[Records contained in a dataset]
>>>>

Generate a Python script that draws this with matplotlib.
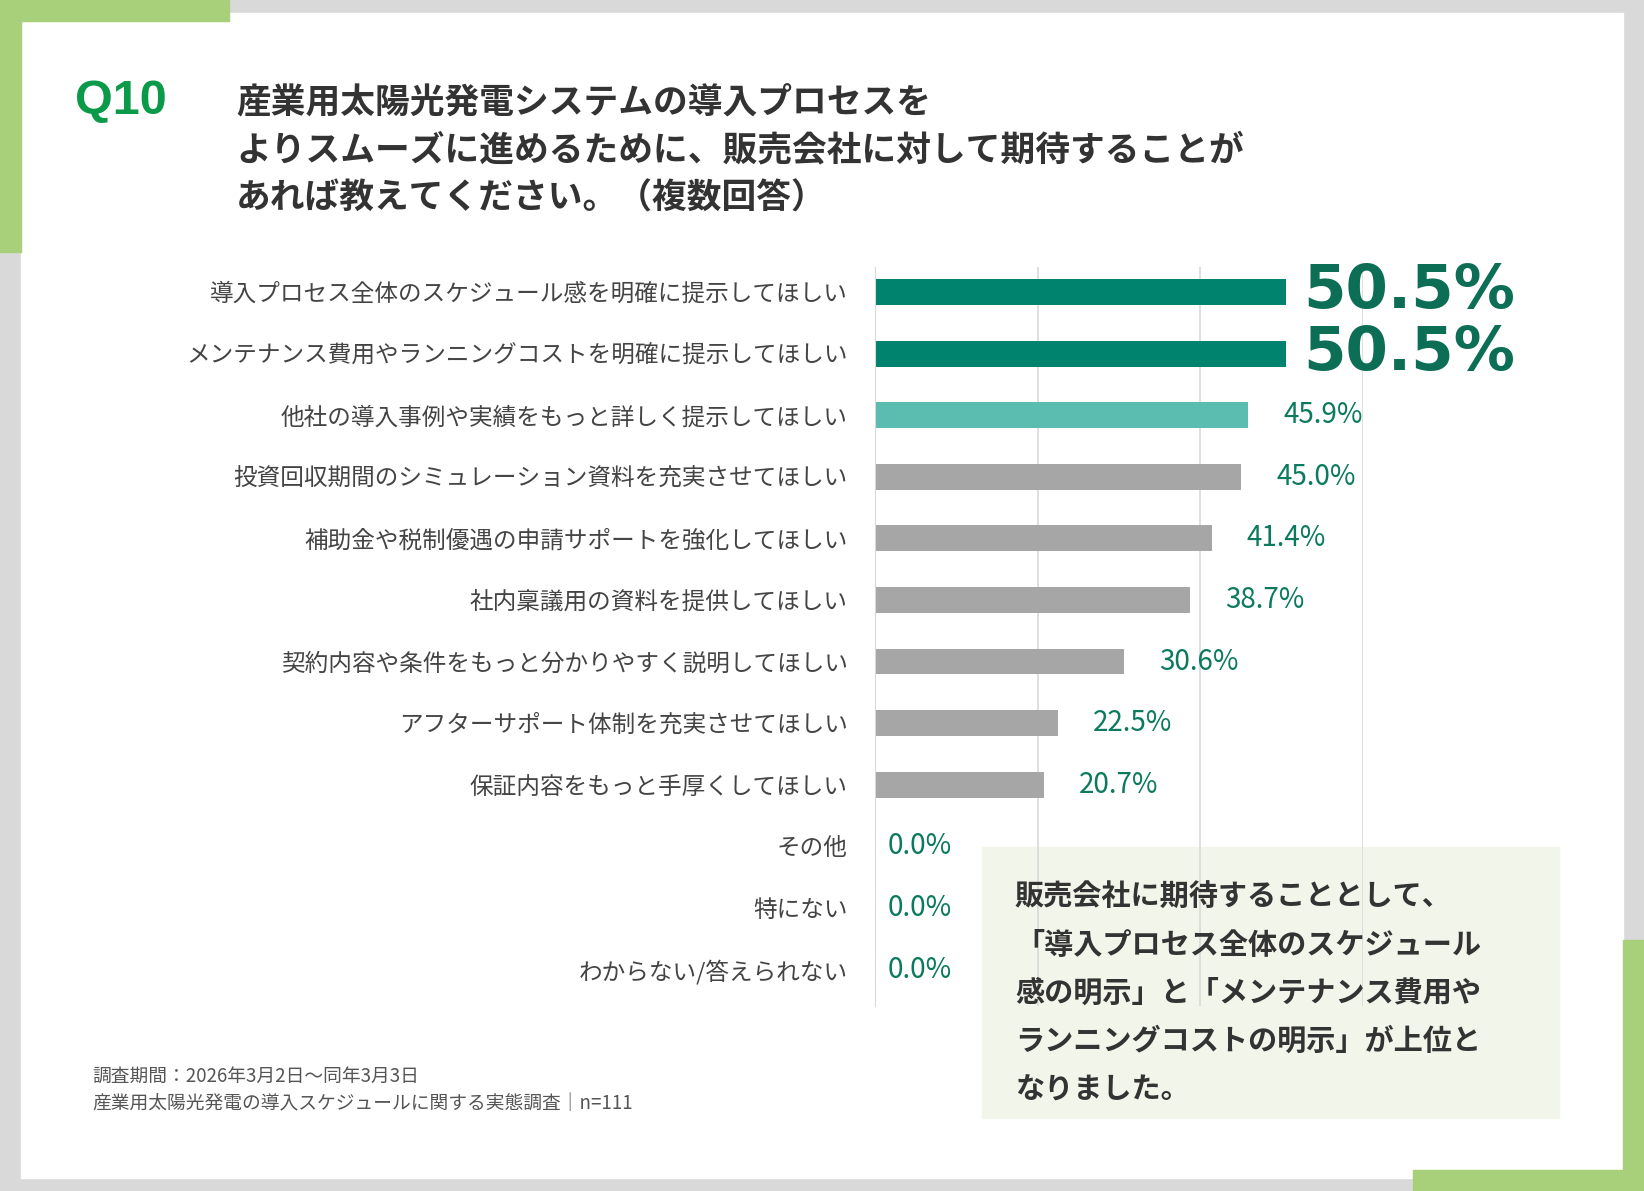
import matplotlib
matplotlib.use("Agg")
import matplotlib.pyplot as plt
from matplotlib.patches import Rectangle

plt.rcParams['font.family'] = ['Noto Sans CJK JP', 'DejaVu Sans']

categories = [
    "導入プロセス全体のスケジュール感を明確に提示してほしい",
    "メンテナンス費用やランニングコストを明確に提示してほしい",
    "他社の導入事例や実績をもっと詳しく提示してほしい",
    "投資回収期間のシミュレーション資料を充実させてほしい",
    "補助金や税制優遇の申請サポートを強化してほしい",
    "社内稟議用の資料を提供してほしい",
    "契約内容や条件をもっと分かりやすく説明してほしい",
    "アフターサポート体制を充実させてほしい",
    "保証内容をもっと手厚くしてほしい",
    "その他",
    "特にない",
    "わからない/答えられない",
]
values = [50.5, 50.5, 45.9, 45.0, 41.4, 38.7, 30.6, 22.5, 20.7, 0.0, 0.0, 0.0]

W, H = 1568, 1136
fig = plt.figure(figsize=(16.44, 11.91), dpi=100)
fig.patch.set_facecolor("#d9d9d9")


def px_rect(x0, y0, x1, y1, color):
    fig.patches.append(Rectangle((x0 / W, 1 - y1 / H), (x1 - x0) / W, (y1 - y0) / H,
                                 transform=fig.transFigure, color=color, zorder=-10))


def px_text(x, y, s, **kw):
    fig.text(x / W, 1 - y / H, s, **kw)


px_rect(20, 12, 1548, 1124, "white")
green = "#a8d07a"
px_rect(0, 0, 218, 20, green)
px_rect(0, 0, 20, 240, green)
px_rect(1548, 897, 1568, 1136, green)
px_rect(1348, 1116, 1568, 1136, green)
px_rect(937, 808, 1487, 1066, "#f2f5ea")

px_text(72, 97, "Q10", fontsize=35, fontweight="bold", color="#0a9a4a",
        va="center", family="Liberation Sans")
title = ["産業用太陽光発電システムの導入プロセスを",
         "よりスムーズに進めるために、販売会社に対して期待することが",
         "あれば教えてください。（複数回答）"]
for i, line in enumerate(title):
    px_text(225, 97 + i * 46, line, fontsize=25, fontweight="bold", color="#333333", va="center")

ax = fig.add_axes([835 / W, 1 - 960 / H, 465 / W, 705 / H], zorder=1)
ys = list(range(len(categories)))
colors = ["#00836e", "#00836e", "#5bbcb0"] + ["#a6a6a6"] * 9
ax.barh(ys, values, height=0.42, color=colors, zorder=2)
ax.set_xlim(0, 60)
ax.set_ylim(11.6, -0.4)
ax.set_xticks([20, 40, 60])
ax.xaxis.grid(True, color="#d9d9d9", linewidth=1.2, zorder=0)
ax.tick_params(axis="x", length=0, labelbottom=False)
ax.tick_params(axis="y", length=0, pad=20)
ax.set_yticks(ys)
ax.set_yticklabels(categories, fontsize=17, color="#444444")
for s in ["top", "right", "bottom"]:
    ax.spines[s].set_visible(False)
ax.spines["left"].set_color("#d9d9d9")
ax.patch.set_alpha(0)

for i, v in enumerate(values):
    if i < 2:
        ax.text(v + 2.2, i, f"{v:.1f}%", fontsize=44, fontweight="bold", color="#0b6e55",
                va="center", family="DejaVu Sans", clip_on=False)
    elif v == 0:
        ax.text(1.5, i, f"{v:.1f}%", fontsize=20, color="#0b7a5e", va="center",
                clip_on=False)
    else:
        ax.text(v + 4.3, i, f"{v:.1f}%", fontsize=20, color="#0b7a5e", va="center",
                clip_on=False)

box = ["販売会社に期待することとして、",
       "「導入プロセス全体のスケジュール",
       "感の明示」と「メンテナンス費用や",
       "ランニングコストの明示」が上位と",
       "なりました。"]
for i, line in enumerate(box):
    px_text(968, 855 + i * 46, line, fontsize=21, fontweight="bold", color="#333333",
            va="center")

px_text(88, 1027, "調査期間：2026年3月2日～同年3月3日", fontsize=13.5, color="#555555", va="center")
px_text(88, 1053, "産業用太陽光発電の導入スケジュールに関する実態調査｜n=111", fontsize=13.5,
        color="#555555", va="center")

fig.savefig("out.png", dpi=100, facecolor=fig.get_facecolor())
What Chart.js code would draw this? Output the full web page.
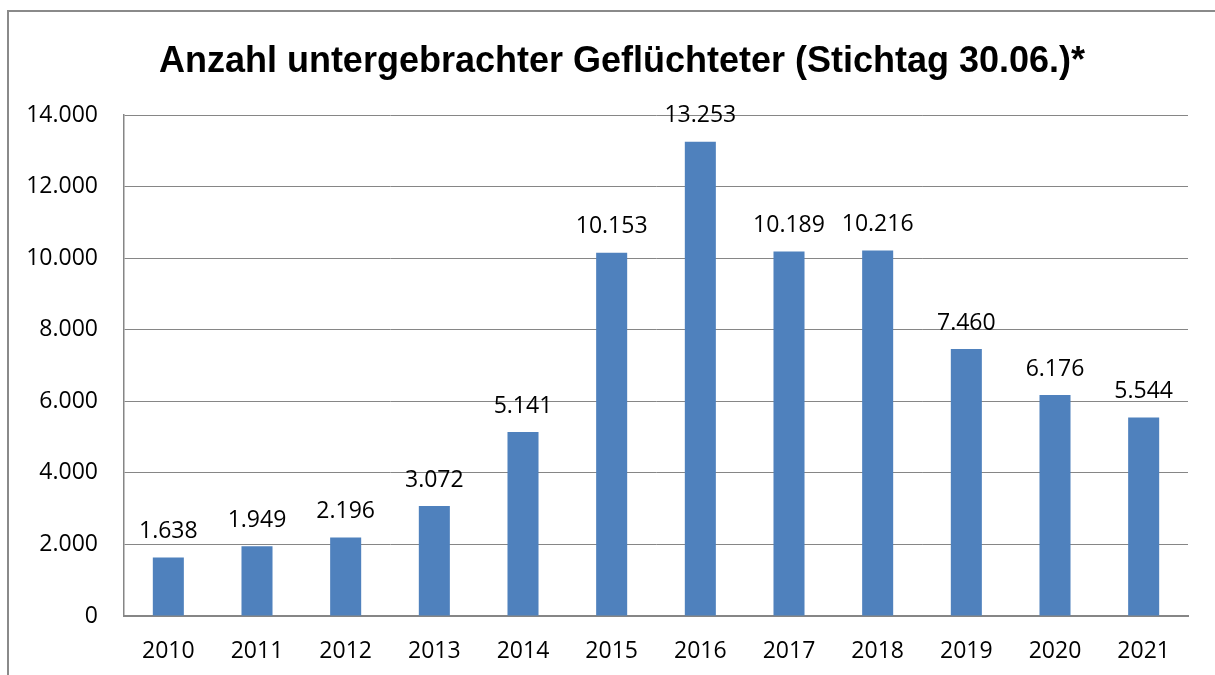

<<<<

● **Task goal**
Your task is to transcribe all of the records precisely, with no images included.

● **Result of this exercise**
Generate a Python script that draws this with matplotlib.
import matplotlib
matplotlib.use("Agg")
import matplotlib.pyplot as plt
from matplotlib.patches import Rectangle

plt.rcParams['font.family'] = ['Noto Sans CJK JP', 'DejaVu Sans']

categories = [
    "導入プロセス全体のスケジュール感を明確に提示してほしい",
    "メンテナンス費用やランニングコストを明確に提示してほしい",
    "他社の導入事例や実績をもっと詳しく提示してほしい",
    "投資回収期間のシミュレーション資料を充実させてほしい",
    "補助金や税制優遇の申請サポートを強化してほしい",
    "社内稟議用の資料を提供してほしい",
    "契約内容や条件をもっと分かりやすく説明してほしい",
    "アフターサポート体制を充実させてほしい",
    "保証内容をもっと手厚くしてほしい",
    "その他",
    "特にない",
    "わからない/答えられない",
]
values = [50.5, 50.5, 45.9, 45.0, 41.4, 38.7, 30.6, 22.5, 20.7, 0.0, 0.0, 0.0]

W, H = 1568, 1136
fig = plt.figure(figsize=(16.44, 11.91), dpi=100)
fig.patch.set_facecolor("#d9d9d9")


def px_rect(x0, y0, x1, y1, color):
    fig.patches.append(Rectangle((x0 / W, 1 - y1 / H), (x1 - x0) / W, (y1 - y0) / H,
                                 transform=fig.transFigure, color=color, zorder=-10))


def px_text(x, y, s, **kw):
    fig.text(x / W, 1 - y / H, s, **kw)


px_rect(20, 12, 1548, 1124, "white")
green = "#a8d07a"
px_rect(0, 0, 218, 20, green)
px_rect(0, 0, 20, 240, green)
px_rect(1548, 897, 1568, 1136, green)
px_rect(1348, 1116, 1568, 1136, green)
px_rect(937, 808, 1487, 1066, "#f2f5ea")

px_text(72, 97, "Q10", fontsize=35, fontweight="bold", color="#0a9a4a",
        va="center", family="Liberation Sans")
title = ["産業用太陽光発電システムの導入プロセスを",
         "よりスムーズに進めるために、販売会社に対して期待することが",
         "あれば教えてください。（複数回答）"]
for i, line in enumerate(title):
    px_text(225, 97 + i * 46, line, fontsize=25, fontweight="bold", color="#333333", va="center")

ax = fig.add_axes([835 / W, 1 - 960 / H, 465 / W, 705 / H], zorder=1)
ys = list(range(len(categories)))
colors = ["#00836e", "#00836e", "#5bbcb0"] + ["#a6a6a6"] * 9
ax.barh(ys, values, height=0.42, color=colors, zorder=2)
ax.set_xlim(0, 60)
ax.set_ylim(11.6, -0.4)
ax.set_xticks([20, 40, 60])
ax.xaxis.grid(True, color="#d9d9d9", linewidth=1.2, zorder=0)
ax.tick_params(axis="x", length=0, labelbottom=False)
ax.tick_params(axis="y", length=0, pad=20)
ax.set_yticks(ys)
ax.set_yticklabels(categories, fontsize=17, color="#444444")
for s in ["top", "right", "bottom"]:
    ax.spines[s].set_visible(False)
ax.spines["left"].set_color("#d9d9d9")
ax.patch.set_alpha(0)

for i, v in enumerate(values):
    if i < 2:
        ax.text(v + 2.2, i, f"{v:.1f}%", fontsize=44, fontweight="bold", color="#0b6e55",
                va="center", family="DejaVu Sans", clip_on=False)
    elif v == 0:
        ax.text(1.5, i, f"{v:.1f}%", fontsize=20, color="#0b7a5e", va="center",
                clip_on=False)
    else:
        ax.text(v + 4.3, i, f"{v:.1f}%", fontsize=20, color="#0b7a5e", va="center",
                clip_on=False)

box = ["販売会社に期待することとして、",
       "「導入プロセス全体のスケジュール",
       "感の明示」と「メンテナンス費用や",
       "ランニングコストの明示」が上位と",
       "なりました。"]
for i, line in enumerate(box):
    px_text(968, 855 + i * 46, line, fontsize=21, fontweight="bold", color="#333333",
            va="center")

px_text(88, 1027, "調査期間：2026年3月2日～同年3月3日", fontsize=13.5, color="#555555", va="center")
px_text(88, 1053, "産業用太陽光発電の導入スケジュールに関する実態調査｜n=111", fontsize=13.5,
        color="#555555", va="center")

fig.savefig("out.png", dpi=100, facecolor=fig.get_facecolor())
What Chart.js code would draw this? Output the full web page.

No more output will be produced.